Exercise aim :: Your task is to write out the complete listing exactly as it is shown.

((

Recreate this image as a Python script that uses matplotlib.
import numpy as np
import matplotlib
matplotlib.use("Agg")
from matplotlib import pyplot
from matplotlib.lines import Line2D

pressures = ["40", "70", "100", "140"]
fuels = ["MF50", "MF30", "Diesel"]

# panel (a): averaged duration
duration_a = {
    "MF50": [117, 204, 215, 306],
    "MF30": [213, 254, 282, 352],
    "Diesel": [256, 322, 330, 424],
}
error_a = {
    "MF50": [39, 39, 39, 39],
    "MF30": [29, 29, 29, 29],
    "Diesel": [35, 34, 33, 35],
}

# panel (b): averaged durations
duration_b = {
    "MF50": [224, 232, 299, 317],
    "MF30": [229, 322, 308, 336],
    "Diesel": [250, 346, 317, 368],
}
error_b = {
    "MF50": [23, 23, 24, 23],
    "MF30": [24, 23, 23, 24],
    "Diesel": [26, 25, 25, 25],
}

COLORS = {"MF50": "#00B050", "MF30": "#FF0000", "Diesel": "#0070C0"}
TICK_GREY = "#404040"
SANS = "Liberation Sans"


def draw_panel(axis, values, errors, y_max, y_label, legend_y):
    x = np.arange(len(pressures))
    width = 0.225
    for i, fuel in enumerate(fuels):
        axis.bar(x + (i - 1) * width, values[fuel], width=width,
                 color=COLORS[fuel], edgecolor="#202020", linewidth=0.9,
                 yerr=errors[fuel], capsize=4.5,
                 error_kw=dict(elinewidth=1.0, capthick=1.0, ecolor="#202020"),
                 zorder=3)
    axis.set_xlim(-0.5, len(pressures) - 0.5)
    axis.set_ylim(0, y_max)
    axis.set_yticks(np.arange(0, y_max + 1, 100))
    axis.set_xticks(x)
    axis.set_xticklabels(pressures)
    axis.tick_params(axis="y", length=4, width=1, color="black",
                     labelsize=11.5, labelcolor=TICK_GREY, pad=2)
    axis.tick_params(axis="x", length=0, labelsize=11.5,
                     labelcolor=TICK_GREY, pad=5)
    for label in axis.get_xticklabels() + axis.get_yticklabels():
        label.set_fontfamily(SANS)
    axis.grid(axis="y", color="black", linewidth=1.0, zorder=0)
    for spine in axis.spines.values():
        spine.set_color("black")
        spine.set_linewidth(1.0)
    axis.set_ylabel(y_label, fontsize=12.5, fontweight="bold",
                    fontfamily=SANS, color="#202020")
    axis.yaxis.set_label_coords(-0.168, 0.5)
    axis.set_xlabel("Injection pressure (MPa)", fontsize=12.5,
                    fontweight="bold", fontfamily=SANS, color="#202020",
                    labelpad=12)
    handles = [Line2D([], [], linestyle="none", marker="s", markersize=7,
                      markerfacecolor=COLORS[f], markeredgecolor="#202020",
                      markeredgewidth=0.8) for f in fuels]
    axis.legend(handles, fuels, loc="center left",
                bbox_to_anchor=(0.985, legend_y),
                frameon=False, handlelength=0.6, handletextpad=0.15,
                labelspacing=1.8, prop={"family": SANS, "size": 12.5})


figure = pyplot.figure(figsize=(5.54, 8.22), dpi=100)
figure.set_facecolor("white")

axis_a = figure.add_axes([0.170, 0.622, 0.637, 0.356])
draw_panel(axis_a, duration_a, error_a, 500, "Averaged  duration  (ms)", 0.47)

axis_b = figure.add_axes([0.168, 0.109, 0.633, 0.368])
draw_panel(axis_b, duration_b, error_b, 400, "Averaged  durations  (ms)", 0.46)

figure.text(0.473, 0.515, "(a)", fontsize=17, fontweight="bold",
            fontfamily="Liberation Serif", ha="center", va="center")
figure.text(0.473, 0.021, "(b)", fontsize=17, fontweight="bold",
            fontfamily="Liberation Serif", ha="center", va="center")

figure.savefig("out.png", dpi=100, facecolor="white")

))

Exercise output ::
Recreate this image as a Python script that uses matplotlib.
import numpy as np
import matplotlib
matplotlib.use("Agg")
from matplotlib import pyplot
from matplotlib.lines import Line2D

pressures = ["40", "70", "100", "140"]
fuels = ["MF50", "MF30", "Diesel"]

# panel (a): averaged duration
duration_a = {
    "MF50": [117, 204, 215, 306],
    "MF30": [213, 254, 282, 352],
    "Diesel": [256, 322, 330, 424],
}
error_a = {
    "MF50": [39, 39, 39, 39],
    "MF30": [29, 29, 29, 29],
    "Diesel": [35, 34, 33, 35],
}

# panel (b): averaged durations
duration_b = {
    "MF50": [224, 232, 299, 317],
    "MF30": [229, 322, 308, 336],
    "Diesel": [250, 346, 317, 368],
}
error_b = {
    "MF50": [23, 23, 24, 23],
    "MF30": [24, 23, 23, 24],
    "Diesel": [26, 25, 25, 25],
}

COLORS = {"MF50": "#00B050", "MF30": "#FF0000", "Diesel": "#0070C0"}
TICK_GREY = "#404040"
SANS = "Liberation Sans"


def draw_panel(axis, values, errors, y_max, y_label, legend_y):
    x = np.arange(len(pressures))
    width = 0.225
    for i, fuel in enumerate(fuels):
        axis.bar(x + (i - 1) * width, values[fuel], width=width,
                 color=COLORS[fuel], edgecolor="#202020", linewidth=0.9,
                 yerr=errors[fuel], capsize=4.5,
                 error_kw=dict(elinewidth=1.0, capthick=1.0, ecolor="#202020"),
                 zorder=3)
    axis.set_xlim(-0.5, len(pressures) - 0.5)
    axis.set_ylim(0, y_max)
    axis.set_yticks(np.arange(0, y_max + 1, 100))
    axis.set_xticks(x)
    axis.set_xticklabels(pressures)
    axis.tick_params(axis="y", length=4, width=1, color="black",
                     labelsize=11.5, labelcolor=TICK_GREY, pad=2)
    axis.tick_params(axis="x", length=0, labelsize=11.5,
                     labelcolor=TICK_GREY, pad=5)
    for label in axis.get_xticklabels() + axis.get_yticklabels():
        label.set_fontfamily(SANS)
    axis.grid(axis="y", color="black", linewidth=1.0, zorder=0)
    for spine in axis.spines.values():
        spine.set_color("black")
        spine.set_linewidth(1.0)
    axis.set_ylabel(y_label, fontsize=12.5, fontweight="bold",
                    fontfamily=SANS, color="#202020")
    axis.yaxis.set_label_coords(-0.168, 0.5)
    axis.set_xlabel("Injection pressure (MPa)", fontsize=12.5,
                    fontweight="bold", fontfamily=SANS, color="#202020",
                    labelpad=12)
    handles = [Line2D([], [], linestyle="none", marker="s", markersize=7,
                      markerfacecolor=COLORS[f], markeredgecolor="#202020",
                      markeredgewidth=0.8) for f in fuels]
    axis.legend(handles, fuels, loc="center left",
                bbox_to_anchor=(0.985, legend_y),
                frameon=False, handlelength=0.6, handletextpad=0.15,
                labelspacing=1.8, prop={"family": SANS, "size": 12.5})


figure = pyplot.figure(figsize=(5.54, 8.22), dpi=100)
figure.set_facecolor("white")

axis_a = figure.add_axes([0.170, 0.622, 0.637, 0.356])
draw_panel(axis_a, duration_a, error_a, 500, "Averaged  duration  (ms)", 0.47)

axis_b = figure.add_axes([0.168, 0.109, 0.633, 0.368])
draw_panel(axis_b, duration_b, error_b, 400, "Averaged  durations  (ms)", 0.46)

figure.text(0.473, 0.515, "(a)", fontsize=17, fontweight="bold",
            fontfamily="Liberation Serif", ha="center", va="center")
figure.text(0.473, 0.021, "(b)", fontsize=17, fontweight="bold",
            fontfamily="Liberation Serif", ha="center", va="center")

figure.savefig("out.png", dpi=100, facecolor="white")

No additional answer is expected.